Zimring at Vera


I spent a few hours this evening at the Vera Institute of Justice for a lecture by law professor Franklin Zimring, who offered a preview of a new book he is working on that looks at the crime decline in New York City over the past two decades. Zimring was unequivocal in hailing the decline, calling it the most sustained improvement in public safety that any city has ever experienced since crime rates began being measured. In his effort to explain what happened, he focused primarily on changes in police practice since 1990 -- more cops on the street, more aggressive policing, reforms like COMPSTAT and hot spots policing, etc. He also discussed something that I have found bewildering: while the drop in crime in New York City is well documented, a related phenomenon has gone mostly unreported: over the same period that incarceration rose by more than 60 percent across the U.S., the use of incarceration actually declined by 28 percent in New York City (it is worth noting that the population of the City rose by 11 percent during this period).
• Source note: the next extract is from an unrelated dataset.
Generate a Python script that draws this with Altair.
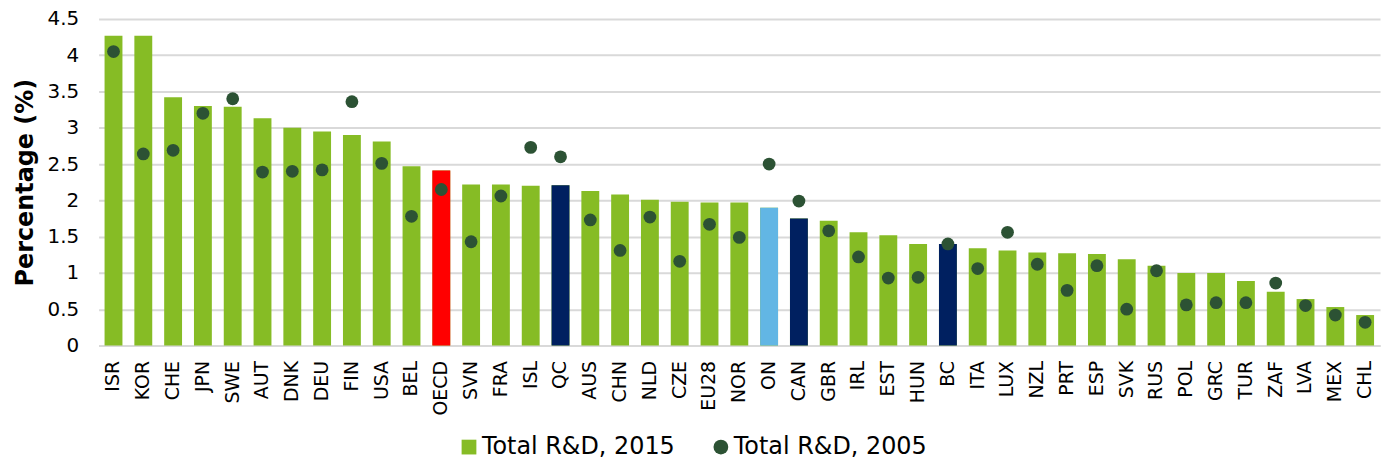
import altair as alt
import pandas as pd

countries = ["ISR", "KOR", "CHE", "JPN", "SWE", "AUT", "DNK", "DEU", "FIN", "USA", "BEL", "OECD",
             "SVN", "FRA", "ISL", "QC", "AUS", "CHN", "NLD", "CZE", "EU28", "NOR", "ON", "CAN",
             "GBR", "IRL", "EST", "HUN", "BC", "ITA", "LUX", "NZL", "PRT", "ESP", "SVK", "RUS",
             "POL", "GRC", "TUR", "ZAF", "LVA", "MEX", "CHL"]
rd2015 = [4.27, 4.27, 3.42, 3.30, 3.29, 3.13, 3.00, 2.95, 2.90, 2.81, 2.47, 2.41,
          2.22, 2.22, 2.20, 2.21, 2.13, 2.08, 2.01, 1.98, 1.97, 1.97, 1.90, 1.75,
          1.72, 1.56, 1.52, 1.40, 1.40, 1.34, 1.31, 1.28, 1.27, 1.26, 1.19, 1.10,
          1.00, 1.00, 0.89, 0.74, 0.64, 0.53, 0.42]
rd2005 = [4.05, 2.64, 2.69, 3.20, 3.40, 2.39, 2.40, 2.42, 3.36, 2.51, 1.78, 2.15,
          1.43, 2.06, 2.73, 2.60, 1.73, 1.31, 1.77, 1.16, 1.67, 1.49, 2.50, 1.99,
          1.58, 1.22, 0.93, 0.94, 1.40, 1.06, 1.56, 1.12, 0.76, 1.10, 0.50, 1.03,
          0.56, 0.59, 0.59, 0.86, 0.55, 0.42, 0.32]
y_ticks = [0, 0.5, 1, 1.5, 2, 2.5, 3, 3.5, 4, 4.5]
highlight = {"OECD": "#FF0000", "QC": "#002060", "CAN": "#002060", "BC": "#002060", "ON": "#62B6E4"}
series_names = ["Total R&D, 2015", "Total R&D, 2005"]

df = pd.DataFrame({
    "country": countries,
    "v2015": rd2015,
    "v2005": rd2005,
    "hl": [highlight.get(c, "") for c in countries],
})

FONT = "DejaVu Sans"
color_scale = alt.Scale(domain=series_names, range=["#86BC25", "#2C5234"])
shape_scale = alt.Scale(domain=series_names, range=["square", "circle"])
legend = alt.Legend(title=None, orient="none", legendX=360, legendY=418, direction="horizontal",
                    labelFontSize=24, labelFont=FONT, labelColor="#000000", symbolSize=220,
                    columnPadding=34, labelOffset=1, symbolStrokeWidth=0, symbolOpacity=1,
                    labelLimit=400)

x_axis = alt.Axis(title=None, labelAngle=-90, labelFontSize=19, labelFont=FONT,
                  labelColor="#000000", ticks=False, domainColor="#D9D9D9",
                  domainWidth=2, labelPadding=15)
x_scale = alt.Scale(paddingInner=0.4, paddingOuter=0.2)
y_axis = alt.Axis(title="Percentage (%)", titleFontSize=24, titleFont=FONT, titleFontWeight="bold",
                  titleColor="#000000", labelFontSize=20, labelFont=FONT, labelColor="#000000",
                  values=y_ticks, format="~g", ticks=False, labelOverlap=False,
                  domain=False, gridColor="#D9D9D9", gridWidth=2, labelPadding=20, titlePadding=10)
y_scale = alt.Scale(domain=[0, 4.5], nice=False)


def xenc():
    return alt.X("country:N", sort=countries, scale=x_scale, axis=x_axis)


base = alt.Chart(df)

bars = base.mark_bar().transform_calculate(series="'Total R&D, 2015'").encode(
    x=xenc(),
    y=alt.Y("v2015:Q", scale=y_scale, axis=y_axis),
    color=alt.Color("series:N", scale=color_scale, legend=legend),
)

hl_bars = base.mark_bar().transform_filter("datum.hl != ''").encode(
    x=xenc(),
    y=alt.Y("v2015:Q", scale=y_scale, axis=y_axis),
    fill=alt.Fill("hl:N", scale=None, legend=None),
)

dots = base.mark_point(filled=True, opacity=1, size=165).transform_calculate(
    series="'Total R&D, 2005'").encode(
    x=xenc(),
    y=alt.Y("v2005:Q", scale=y_scale, axis=y_axis),
    color=alt.Color("series:N", scale=color_scale, legend=legend),
    shape=alt.Shape("series:N", scale=shape_scale, legend=legend),
)

chart = alt.layer(bars, hl_bars, dots).properties(
    width=1287, height=328,
    autosize=alt.AutoSizeParams(type="none"),
    padding={"left": 91, "top": 10, "right": 5, "bottom": 114},
).configure_view(stroke=None)

chart.save("out.html", embed_options={"renderer": "svg", "actions": False})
His conclusion was heartening to those of us in the reform business. New York City has not changed in any fundamental way over the past 20 years when one looks at the population, employment, education rates and other demographics. And yet serious crime has gone down 80 percent. The most likely explanation to Zimring given these facts is that a series of policy initiatives and changes within government actually made a difference on the ground. A far cry from "nothing works." And another great event from Vera.